┌──

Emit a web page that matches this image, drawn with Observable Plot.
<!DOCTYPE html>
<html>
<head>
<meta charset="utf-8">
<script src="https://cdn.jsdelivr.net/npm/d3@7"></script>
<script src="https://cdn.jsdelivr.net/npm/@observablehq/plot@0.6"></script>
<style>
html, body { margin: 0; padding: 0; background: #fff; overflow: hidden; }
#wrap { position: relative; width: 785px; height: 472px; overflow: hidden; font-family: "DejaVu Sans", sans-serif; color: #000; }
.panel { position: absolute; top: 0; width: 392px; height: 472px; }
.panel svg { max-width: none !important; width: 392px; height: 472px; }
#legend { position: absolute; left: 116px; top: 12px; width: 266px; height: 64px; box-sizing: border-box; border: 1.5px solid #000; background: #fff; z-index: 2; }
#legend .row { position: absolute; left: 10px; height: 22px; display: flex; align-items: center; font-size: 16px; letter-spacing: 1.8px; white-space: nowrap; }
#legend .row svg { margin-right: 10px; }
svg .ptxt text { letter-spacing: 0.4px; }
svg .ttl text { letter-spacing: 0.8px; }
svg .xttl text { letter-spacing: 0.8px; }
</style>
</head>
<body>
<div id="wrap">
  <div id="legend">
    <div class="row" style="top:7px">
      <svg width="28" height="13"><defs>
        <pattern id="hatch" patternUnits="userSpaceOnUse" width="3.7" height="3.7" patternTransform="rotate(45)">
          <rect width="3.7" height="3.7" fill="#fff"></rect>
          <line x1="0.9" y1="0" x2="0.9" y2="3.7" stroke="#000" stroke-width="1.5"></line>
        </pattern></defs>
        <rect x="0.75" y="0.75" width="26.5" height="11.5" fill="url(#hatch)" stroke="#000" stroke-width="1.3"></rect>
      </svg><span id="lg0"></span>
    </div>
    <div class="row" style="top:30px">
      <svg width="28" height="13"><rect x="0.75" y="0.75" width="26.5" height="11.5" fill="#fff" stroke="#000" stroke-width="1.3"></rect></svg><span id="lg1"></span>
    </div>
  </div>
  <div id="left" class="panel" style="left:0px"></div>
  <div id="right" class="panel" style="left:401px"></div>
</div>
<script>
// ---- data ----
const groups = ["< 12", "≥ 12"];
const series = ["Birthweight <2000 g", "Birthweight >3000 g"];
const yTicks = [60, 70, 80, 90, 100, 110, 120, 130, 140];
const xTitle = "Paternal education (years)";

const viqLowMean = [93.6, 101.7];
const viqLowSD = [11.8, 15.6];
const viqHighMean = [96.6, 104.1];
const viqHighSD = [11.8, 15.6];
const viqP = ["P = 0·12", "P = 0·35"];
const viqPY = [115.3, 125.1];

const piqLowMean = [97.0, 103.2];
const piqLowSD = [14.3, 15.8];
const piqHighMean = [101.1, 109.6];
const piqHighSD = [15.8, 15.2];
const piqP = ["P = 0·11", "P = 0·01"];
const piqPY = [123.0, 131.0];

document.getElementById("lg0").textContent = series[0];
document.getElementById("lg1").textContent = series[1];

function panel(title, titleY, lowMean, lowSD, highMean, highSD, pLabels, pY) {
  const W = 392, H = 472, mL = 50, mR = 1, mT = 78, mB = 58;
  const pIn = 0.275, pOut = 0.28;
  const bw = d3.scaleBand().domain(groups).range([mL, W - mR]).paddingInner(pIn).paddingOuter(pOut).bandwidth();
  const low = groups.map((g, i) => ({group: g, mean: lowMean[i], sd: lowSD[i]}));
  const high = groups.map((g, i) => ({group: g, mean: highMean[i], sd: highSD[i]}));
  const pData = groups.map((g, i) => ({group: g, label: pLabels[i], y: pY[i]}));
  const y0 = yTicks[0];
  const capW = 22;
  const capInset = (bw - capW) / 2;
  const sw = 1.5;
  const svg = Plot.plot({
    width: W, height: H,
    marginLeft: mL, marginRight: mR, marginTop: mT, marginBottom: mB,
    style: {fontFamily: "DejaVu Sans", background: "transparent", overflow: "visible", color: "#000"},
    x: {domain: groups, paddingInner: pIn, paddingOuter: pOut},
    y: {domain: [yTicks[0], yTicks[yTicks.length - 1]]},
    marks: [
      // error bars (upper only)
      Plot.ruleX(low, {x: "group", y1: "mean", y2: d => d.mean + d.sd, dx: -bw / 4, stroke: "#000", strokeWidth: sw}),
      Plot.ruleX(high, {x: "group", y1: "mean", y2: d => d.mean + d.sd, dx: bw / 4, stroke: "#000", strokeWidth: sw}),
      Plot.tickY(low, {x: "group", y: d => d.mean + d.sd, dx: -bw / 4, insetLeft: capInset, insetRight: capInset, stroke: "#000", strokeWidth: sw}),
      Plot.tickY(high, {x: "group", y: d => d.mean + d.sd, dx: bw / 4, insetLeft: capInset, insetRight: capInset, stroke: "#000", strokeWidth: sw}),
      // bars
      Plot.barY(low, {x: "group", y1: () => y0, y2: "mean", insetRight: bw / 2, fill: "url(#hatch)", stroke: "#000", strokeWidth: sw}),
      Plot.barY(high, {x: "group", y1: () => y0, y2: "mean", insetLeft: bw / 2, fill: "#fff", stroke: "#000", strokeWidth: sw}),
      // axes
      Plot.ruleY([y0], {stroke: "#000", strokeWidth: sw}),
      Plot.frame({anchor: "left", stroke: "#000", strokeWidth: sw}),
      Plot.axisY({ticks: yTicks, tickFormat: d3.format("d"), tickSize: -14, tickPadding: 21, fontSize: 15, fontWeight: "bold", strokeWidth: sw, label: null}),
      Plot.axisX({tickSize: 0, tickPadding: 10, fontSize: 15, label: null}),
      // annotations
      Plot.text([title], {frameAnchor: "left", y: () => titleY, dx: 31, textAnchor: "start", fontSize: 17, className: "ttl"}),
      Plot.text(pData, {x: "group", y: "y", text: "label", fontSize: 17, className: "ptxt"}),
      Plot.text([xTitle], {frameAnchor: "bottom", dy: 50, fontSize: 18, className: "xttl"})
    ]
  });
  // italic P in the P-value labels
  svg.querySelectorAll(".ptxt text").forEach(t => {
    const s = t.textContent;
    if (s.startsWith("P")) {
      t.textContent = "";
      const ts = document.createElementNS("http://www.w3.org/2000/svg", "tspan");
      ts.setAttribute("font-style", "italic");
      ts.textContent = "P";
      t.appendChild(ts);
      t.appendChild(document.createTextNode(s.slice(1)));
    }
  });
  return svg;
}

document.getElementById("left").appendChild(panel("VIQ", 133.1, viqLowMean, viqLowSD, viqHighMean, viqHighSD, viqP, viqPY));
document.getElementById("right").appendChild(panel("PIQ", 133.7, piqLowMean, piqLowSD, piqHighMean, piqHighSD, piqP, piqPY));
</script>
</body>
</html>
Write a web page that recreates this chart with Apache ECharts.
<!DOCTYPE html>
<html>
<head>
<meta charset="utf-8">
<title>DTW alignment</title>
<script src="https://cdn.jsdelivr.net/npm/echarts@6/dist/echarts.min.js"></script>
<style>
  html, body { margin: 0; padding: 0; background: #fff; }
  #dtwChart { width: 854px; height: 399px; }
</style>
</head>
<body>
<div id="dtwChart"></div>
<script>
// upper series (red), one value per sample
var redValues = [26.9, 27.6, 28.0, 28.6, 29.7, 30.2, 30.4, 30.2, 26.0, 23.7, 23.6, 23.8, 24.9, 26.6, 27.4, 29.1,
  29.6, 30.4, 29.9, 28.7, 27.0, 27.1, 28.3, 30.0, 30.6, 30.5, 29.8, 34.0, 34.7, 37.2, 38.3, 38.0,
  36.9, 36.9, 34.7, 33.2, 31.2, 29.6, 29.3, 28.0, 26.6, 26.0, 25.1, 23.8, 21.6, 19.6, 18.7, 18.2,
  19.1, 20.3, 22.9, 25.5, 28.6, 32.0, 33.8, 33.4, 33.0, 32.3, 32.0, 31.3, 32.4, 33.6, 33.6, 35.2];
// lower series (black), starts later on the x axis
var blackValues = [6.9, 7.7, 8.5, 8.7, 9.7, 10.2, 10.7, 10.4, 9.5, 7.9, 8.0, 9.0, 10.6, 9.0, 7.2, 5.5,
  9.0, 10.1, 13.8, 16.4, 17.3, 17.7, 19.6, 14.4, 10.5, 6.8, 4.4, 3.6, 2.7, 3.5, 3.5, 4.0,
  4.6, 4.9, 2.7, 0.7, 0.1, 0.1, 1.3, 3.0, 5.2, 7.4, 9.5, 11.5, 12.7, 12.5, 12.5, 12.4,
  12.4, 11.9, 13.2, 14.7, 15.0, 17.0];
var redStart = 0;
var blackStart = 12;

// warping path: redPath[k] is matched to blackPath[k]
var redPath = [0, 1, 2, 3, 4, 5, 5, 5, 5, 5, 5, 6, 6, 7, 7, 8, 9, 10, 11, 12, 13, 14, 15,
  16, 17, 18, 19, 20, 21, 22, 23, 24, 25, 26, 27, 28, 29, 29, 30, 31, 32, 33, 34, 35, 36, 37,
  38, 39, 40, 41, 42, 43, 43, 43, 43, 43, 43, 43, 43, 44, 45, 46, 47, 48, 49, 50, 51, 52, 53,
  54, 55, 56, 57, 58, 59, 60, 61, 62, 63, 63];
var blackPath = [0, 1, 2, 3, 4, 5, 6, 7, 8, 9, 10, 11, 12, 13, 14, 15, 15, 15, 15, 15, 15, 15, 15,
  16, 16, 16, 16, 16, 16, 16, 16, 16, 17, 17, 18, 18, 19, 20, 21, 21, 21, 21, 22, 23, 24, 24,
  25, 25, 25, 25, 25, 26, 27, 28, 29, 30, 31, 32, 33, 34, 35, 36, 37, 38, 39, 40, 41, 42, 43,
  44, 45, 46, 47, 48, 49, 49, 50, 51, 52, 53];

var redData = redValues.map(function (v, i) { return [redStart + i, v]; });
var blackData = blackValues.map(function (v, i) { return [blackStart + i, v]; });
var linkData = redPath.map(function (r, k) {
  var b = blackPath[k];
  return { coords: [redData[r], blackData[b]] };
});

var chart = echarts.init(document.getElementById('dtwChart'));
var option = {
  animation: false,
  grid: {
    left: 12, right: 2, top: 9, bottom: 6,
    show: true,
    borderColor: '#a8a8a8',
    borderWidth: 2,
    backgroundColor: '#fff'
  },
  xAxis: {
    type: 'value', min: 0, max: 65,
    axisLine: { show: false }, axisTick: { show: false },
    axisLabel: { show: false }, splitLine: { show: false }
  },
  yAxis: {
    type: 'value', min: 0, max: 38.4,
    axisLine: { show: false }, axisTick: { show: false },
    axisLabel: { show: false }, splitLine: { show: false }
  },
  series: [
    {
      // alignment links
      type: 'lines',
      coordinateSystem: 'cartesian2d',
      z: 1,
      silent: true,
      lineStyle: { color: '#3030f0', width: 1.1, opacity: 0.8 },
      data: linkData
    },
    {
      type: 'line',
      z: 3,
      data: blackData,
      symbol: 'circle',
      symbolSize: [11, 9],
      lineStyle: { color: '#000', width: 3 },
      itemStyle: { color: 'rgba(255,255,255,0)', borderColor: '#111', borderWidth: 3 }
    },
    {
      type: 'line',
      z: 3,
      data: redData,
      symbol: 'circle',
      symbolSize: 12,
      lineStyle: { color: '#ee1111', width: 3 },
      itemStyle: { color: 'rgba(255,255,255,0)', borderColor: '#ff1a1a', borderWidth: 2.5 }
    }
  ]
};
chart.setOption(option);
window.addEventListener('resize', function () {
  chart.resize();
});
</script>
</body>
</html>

└──

▸ Task instructions:
Using the listing, collect all lines in which the string "this" is found.

▸ Reply to the task:
Emit a web page that matches this image, drawn with Observable Plot.
Write a web page that recreates this chart with Apache ECharts.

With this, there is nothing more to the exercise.